» PROBLEM STATEMENT: Only the pictures are left out: repeat the rest of the entries exactly.

» SUPPLIED MATERIAL:

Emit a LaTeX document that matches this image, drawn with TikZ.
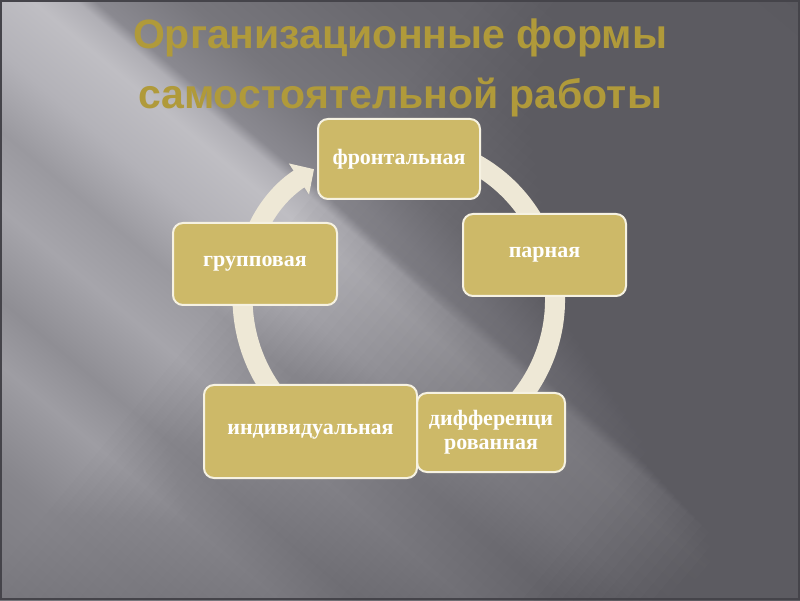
\documentclass[tikz,border=0pt]{standalone}
\usepackage{fontspec}
\setmainfont{Liberation Serif}
\newfontfamily\titlefont{Liberation Sans}
\usetikzlibrary{arrows.meta,calc}
\definecolor{sA}{HTML}{7A797F}
\definecolor{sB}{HTML}{87868C}
\definecolor{sC}{HTML}{9E9DA3}
\definecolor{sD}{HTML}{8F8E94}
\definecolor{sE}{HTML}{A6A5AB}
\definecolor{sF}{HTML}{9A999F}
\definecolor{sG}{HTML}{B3B2B8}
\definecolor{sH}{HTML}{BFBEC3}
\definecolor{sI}{HTML}{B0AFB5}
\definecolor{sJ}{HTML}{8A8990}
\definecolor{sK}{HTML}{77767C}
\definecolor{sL}{HTML}{69686E}
\definecolor{sM}{HTML}{5A595F}
\definecolor{darkover}{HTML}{5C5B61}
\definecolor{framecol}{HTML}{45444A}
\definecolor{ringcol}{HTML}{EEE8D6}
\definecolor{boxfill}{HTML}{CDB968}
\definecolor{boxedge}{HTML}{F6F2E2}
\definecolor{titlecol}{HTML}{B09A3A}
\pgfdeclarehorizontalshading{bgshade}{100bp}{color(0bp)=(sA); color(25.65bp)=(sA); color(30.65bp)=(sB); color(34.65bp)=(sC); color(37.15bp)=(sD); color(40.65bp)=(sE); color(43.65bp)=(sF); color(46.65bp)=(sG); color(49.65bp)=(sH); color(51.05bp)=(sI); color(51.65bp)=(sJ); color(54.65bp)=(sK); color(60.65bp)=(sL); color(74.25bp)=(sM); color(100bp)=(sM)}
\begin{document}
\begin{tikzpicture}[x=1pt,y=1pt,
  box/.style={draw=boxedge, line width=2pt, fill=boxfill, rounded corners=10pt,
    text=white, font=\bfseries\fontsize{22}{24}\selectfont, align=center, inner sep=0pt},
  titletext/.style={text=titlecol, font=\titlefont\bfseries\fontsize{41}{48}\selectfont, anchor=base, inner sep=0pt}]
\useasboundingbox (0,0) rectangle (800,600);
\begin{scope}
  \clip (0,0) rectangle (800,600);
  \shade[shading=bgshade, transform canvas={rotate around={50:(400,300)}}] (-100,-200) rectangle (900,800);
  % darkening toward the lower right, along the streaks
  \begin{scope}[rotate=-40]
    \foreach \u in {-20,-10,...,620}
      \fill[darkover, opacity=0.025] (\u,-1200) rectangle (1500,1200);
    \foreach \u in {400,410,...,620}
      \fill[darkover, opacity=0.04] (\u,-1200) rectangle (1500,1200);
  \end{scope}
\end{scope}
\draw[framecol, line width=2pt] (1,1) rectangle (799,599);
% title
\node[titletext] (title1) at (400,551) {Организационные формы};
\node[titletext] (title2) at (400,491) {самостоятельной работы};
% cycle ring
\coordinate (ctr) at (399,300);
\draw[ringcol, line width=20pt, -{Triangle[width=36pt,length=18pt]}]
  ($(ctr)+(118:156)$) arc[start angle=118, end angle=-237, radius=156];
% boxes
\node[box, minimum width=162, minimum height=80] (front) at (399,441) {фронтальная};
\node[box, minimum width=163, minimum height=82] (pair) at (544.5,345) {парная};
\node[box, minimum width=164, minimum height=82] (group) at (255,336) {групповая};
\node[box, minimum width=148, minimum height=79] (diff) at (491,167.5) {дифференци\\рованная};
\node[box, minimum width=213, minimum height=93] (indiv) at (310.5,168.5) {индивидуальная};
\end{tikzpicture}
\end{document}
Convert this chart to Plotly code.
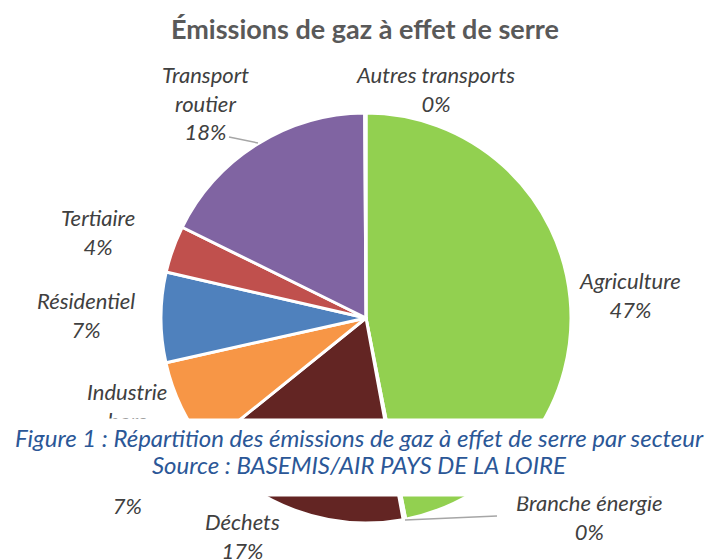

» REPLY:
Emit a LaTeX document that matches this image, drawn with TikZ.
\documentclass[tikz,border=0pt]{standalone}
\usepackage{fontspec}
\setmainfont{Liberation Serif}
\newfontfamily\titlefont{Liberation Sans}
\usetikzlibrary{arrows.meta,calc}
\definecolor{sA}{HTML}{7A797F}
\definecolor{sB}{HTML}{87868C}
\definecolor{sC}{HTML}{9E9DA3}
\definecolor{sD}{HTML}{8F8E94}
\definecolor{sE}{HTML}{A6A5AB}
\definecolor{sF}{HTML}{9A999F}
\definecolor{sG}{HTML}{B3B2B8}
\definecolor{sH}{HTML}{BFBEC3}
\definecolor{sI}{HTML}{B0AFB5}
\definecolor{sJ}{HTML}{8A8990}
\definecolor{sK}{HTML}{77767C}
\definecolor{sL}{HTML}{69686E}
\definecolor{sM}{HTML}{5A595F}
\definecolor{darkover}{HTML}{5C5B61}
\definecolor{framecol}{HTML}{45444A}
\definecolor{ringcol}{HTML}{EEE8D6}
\definecolor{boxfill}{HTML}{CDB968}
\definecolor{boxedge}{HTML}{F6F2E2}
\definecolor{titlecol}{HTML}{B09A3A}
\pgfdeclarehorizontalshading{bgshade}{100bp}{color(0bp)=(sA); color(25.65bp)=(sA); color(30.65bp)=(sB); color(34.65bp)=(sC); color(37.15bp)=(sD); color(40.65bp)=(sE); color(43.65bp)=(sF); color(46.65bp)=(sG); color(49.65bp)=(sH); color(51.05bp)=(sI); color(51.65bp)=(sJ); color(54.65bp)=(sK); color(60.65bp)=(sL); color(74.25bp)=(sM); color(100bp)=(sM)}
\begin{document}
\begin{tikzpicture}[x=1pt,y=1pt,
  box/.style={draw=boxedge, line width=2pt, fill=boxfill, rounded corners=10pt,
    text=white, font=\bfseries\fontsize{22}{24}\selectfont, align=center, inner sep=0pt},
  titletext/.style={text=titlecol, font=\titlefont\bfseries\fontsize{41}{48}\selectfont, anchor=base, inner sep=0pt}]
\useasboundingbox (0,0) rectangle (800,600);
\begin{scope}
  \clip (0,0) rectangle (800,600);
  \shade[shading=bgshade, transform canvas={rotate around={50:(400,300)}}] (-100,-200) rectangle (900,800);
  % darkening toward the lower right, along the streaks
  \begin{scope}[rotate=-40]
    \foreach \u in {-20,-10,...,620}
      \fill[darkover, opacity=0.025] (\u,-1200) rectangle (1500,1200);
    \foreach \u in {400,410,...,620}
      \fill[darkover, opacity=0.04] (\u,-1200) rectangle (1500,1200);
  \end{scope}
\end{scope}
\draw[framecol, line width=2pt] (1,1) rectangle (799,599);
% title
\node[titletext] (title1) at (400,551) {Организационные формы};
\node[titletext] (title2) at (400,491) {самостоятельной работы};
% cycle ring
\coordinate (ctr) at (399,300);
\draw[ringcol, line width=20pt, -{Triangle[width=36pt,length=18pt]}]
  ($(ctr)+(118:156)$) arc[start angle=118, end angle=-237, radius=156];
% boxes
\node[box, minimum width=162, minimum height=80] (front) at (399,441) {фронтальная};
\node[box, minimum width=163, minimum height=82] (pair) at (544.5,345) {парная};
\node[box, minimum width=164, minimum height=82] (group) at (255,336) {групповая};
\node[box, minimum width=148, minimum height=79] (diff) at (491,167.5) {дифференци\\рованная};
\node[box, minimum width=213, minimum height=93] (indiv) at (310.5,168.5) {индивидуальная};
\end{tikzpicture}
\end{document}
Convert this chart to Plotly code.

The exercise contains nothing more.